Executive Vice President for Academics and Research Tei-Wei Kuo says, "The logic of taking care of business is to first decide which business ought to be done and then determine how to do it." This coming semester, NTU will continue to promote interdisciplinary learning and strengthen students' core abilities while emphasizing talent development for internationalization and pursuing academic cooperation and exchanges with partner universities.
Among the university's major business matters in the area of academics will be the promotion of "second specializations." This is intended to encourage students to step out of their departments so as to expand their professional knowledge in interdisciplinary fields. As they pursue specialized skills, students must not overlook the importance of cultivating core abilities. To address these needs, the Office of Academic Affairs offers training in composition and in basic computer and Internet skills.
Moreover, as language skills are the basic requirement for internationalization, students who have set their sights on the world beyond Taiwan must dedicate themselves to developing their Mandarin and foreign language skills.

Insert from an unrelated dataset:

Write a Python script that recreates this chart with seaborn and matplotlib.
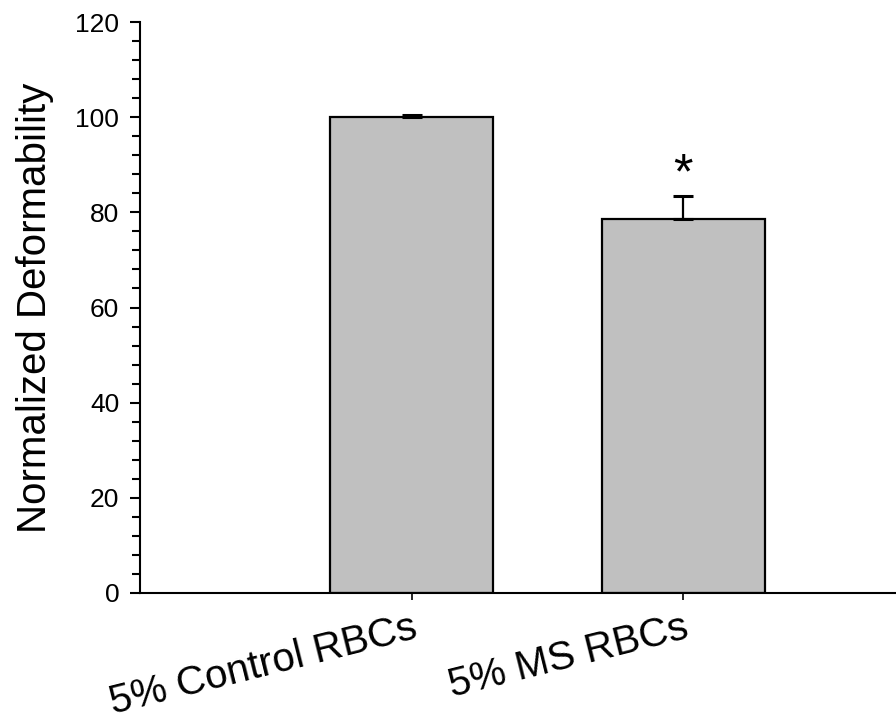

These days, we spend our lives connected to our computers and smartphones. This has created greater opportunities that in turn require correspondingly broader skill sets. NTU encourages students to develop their computer skills, and provides a range of courses pertaining to computers and information technology. Subjects covered in these courses include programming languages, front-end and back-end web design, and languages for data analytics.
As for research, NTU aims to provide an outstanding and well-established research environment for students and faculty members, as well as to encourage interdisciplinary cooperation, boost synergy between academia and industry, and support the nation's industrial development. Currently, we are also planning and promoting interdisciplinary and cross-generational research cooperation in hopes of igniting new sparks of innovation. Meanwhile, the university also offers scholarships for students who meet the requirements for exemptions from qualifying examinations for Master's and PhD programs. These scholarships encourage students who intend to pursue careers in academia, and help optimize the campus's research environment.
Still, Executive Vice President Kuo remains deeply concerned about such potential worries as brain drain and difficulties in hiring young faculty members to face the field of higher education in Taiwan. Citing NTU as an example, Kuo points out that more than half of the university's faculty members have already reached the age of 50, and the problem of low salaries has severely impacted the university's ability to hire and retain quality faculty members. Moreover, because university faculty members are often over 35 years old when they are hired, there are fears that the government's annuity reforms will deliver yet another major blow to higher education and leave those employed in this field facing increasingly grim prospects. Taiwan should confront this problem head on; otherwise, we will find ourselves in a position in which we have research funds but no qualified people to put them to use, which will profoundly impact our capacity to cultivate talented professionals in Taiwan as well as support the nation's future industrial development.